Mouw seems to hope that something like his mild version of Five-Point Calvinism (aka TULIP)[36] will become attractive to Latter-day Saints or that something like it will replace our distinctive history. Until or unless he can come up with a “smoking gun,” it is not likely that the Saints will be enamored with any version of classical theism or creedal Christianity and therefore willing to jettison Joseph Smith and the Book of Mormon and join the National Association of Evangelicals and thereby receive an evangelical seal of Christian approval.
Ironically, Mouw’s “historic Christianity” is, to borrow Martin Marty’s formulation cited earlier, an amalgam of the Bible “with mainly Greek philosophical concepts as filtered through academic experiences in Western Europe.” What can be expected from closed conversations with those whose world is theological rather than essentially historical? Is there a good reason to debate theology with those who are not open to the possibility that the Book of Mormon is true? Mouw is, however, correct in stating “that some evangelicals have a tendency—especially when . . . asked to assess the differences between certain worldviews—to see things in terms of stark alternatives.”[37] The debates Mouw has sponsored have been essentially theological rather than historical. From my perspective, those debating with Mouw, despite the friendly relations, have often dealt with the wrong issues. Both sides in those debates have either not faced the fact or have forgotten that the Saints live by and in stories and not by a theology that is not primarily narrative.
Learning the Rules, Playing an Old Game
Conversations between Latter-day Saints and other Christians are not new. A number of these have taken place informally over the years. The first formal talks were put together many years ago by Truman Madsen with his academic friends.[38] After that groundbreaking event, including the book that resulted from it, not much was done for several years.
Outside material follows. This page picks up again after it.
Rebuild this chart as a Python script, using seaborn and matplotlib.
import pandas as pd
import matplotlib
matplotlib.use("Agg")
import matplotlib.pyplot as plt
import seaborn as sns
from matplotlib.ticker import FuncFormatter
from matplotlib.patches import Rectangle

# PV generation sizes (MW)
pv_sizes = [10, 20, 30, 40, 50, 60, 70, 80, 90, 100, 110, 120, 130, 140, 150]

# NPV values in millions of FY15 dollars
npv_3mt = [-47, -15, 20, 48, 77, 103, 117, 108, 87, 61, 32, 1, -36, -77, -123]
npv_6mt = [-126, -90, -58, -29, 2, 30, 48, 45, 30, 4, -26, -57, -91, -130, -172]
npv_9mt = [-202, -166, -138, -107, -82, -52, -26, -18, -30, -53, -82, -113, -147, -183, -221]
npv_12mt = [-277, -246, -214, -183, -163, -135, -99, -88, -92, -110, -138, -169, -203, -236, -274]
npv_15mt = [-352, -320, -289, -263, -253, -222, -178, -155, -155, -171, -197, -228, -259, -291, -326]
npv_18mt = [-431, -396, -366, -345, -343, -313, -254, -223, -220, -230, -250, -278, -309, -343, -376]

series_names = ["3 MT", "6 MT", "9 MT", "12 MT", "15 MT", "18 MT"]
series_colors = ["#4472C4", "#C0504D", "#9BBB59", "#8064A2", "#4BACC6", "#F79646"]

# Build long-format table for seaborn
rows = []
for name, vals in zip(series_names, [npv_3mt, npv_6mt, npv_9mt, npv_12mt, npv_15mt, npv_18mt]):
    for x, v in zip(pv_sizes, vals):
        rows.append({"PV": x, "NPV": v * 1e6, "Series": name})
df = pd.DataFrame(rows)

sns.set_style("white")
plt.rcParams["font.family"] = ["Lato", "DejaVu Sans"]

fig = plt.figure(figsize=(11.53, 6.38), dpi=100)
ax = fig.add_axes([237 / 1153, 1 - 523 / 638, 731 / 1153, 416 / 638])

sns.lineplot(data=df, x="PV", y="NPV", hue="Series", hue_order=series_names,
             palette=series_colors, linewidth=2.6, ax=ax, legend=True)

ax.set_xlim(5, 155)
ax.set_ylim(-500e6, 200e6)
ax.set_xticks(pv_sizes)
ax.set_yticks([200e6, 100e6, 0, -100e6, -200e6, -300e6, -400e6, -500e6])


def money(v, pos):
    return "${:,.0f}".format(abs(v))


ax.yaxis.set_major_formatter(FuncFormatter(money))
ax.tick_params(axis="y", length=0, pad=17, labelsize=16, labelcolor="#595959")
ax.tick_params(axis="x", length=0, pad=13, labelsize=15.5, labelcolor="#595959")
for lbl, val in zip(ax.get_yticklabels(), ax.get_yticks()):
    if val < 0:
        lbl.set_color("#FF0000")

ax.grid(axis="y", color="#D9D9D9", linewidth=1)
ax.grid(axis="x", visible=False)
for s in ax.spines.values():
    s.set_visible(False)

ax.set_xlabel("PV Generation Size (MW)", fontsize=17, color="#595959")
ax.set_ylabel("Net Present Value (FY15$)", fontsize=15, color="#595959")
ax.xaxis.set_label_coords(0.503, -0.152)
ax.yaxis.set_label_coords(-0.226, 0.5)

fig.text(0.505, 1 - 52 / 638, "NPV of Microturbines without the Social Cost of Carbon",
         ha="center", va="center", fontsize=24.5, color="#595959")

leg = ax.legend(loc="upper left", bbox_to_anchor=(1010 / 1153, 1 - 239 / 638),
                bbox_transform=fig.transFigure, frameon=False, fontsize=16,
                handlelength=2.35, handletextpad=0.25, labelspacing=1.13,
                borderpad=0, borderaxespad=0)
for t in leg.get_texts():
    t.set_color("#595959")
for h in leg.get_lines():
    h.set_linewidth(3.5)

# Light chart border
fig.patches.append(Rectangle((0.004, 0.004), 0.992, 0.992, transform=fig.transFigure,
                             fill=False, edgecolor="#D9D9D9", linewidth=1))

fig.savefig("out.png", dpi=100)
The next such formal exchange took place in 1984, when Paul Kurtz, until recently the impresario of secular humanism,[39] in league with George D. Smith, owner of Signature Books, held what was called “A Mormon/Humanist Dialogue.”[40] Kurtz insisted that “in a pluralistic society such as America, it is important that people from diverse religious and nonreligious traditions engage in debate to define differences and more meaningfully to discover common ground.”[41] He neglected to provide reasons to justify this opinion.[42] And he would, of course, not want his atheist ideology described either as a “religion” or as a “faith,” though it has many if not all of the usual characteristics associated with both words.
The publication of How Wide the Divide?—an exchange between Craig Blomberg and Stephen Robinson—ushered in the next stage in these interreligious debates, this time between evangelical and Latter-day Saint scholars.[43] The Blomberg-Robinson book garnered some immediate attention and soon led to biannual private meetings between Richard Mouw, Robert Millet, and their respective friends. Millet has turned his friendship with Mouw and other evangelicals into a series of books, including a debate with GeraldR. McDermott that carries the title Claiming Christ.[44] Millet has also been heavily involved in a series of public exchanges he holds with the Reverend Gregory C. Vettel Johnson.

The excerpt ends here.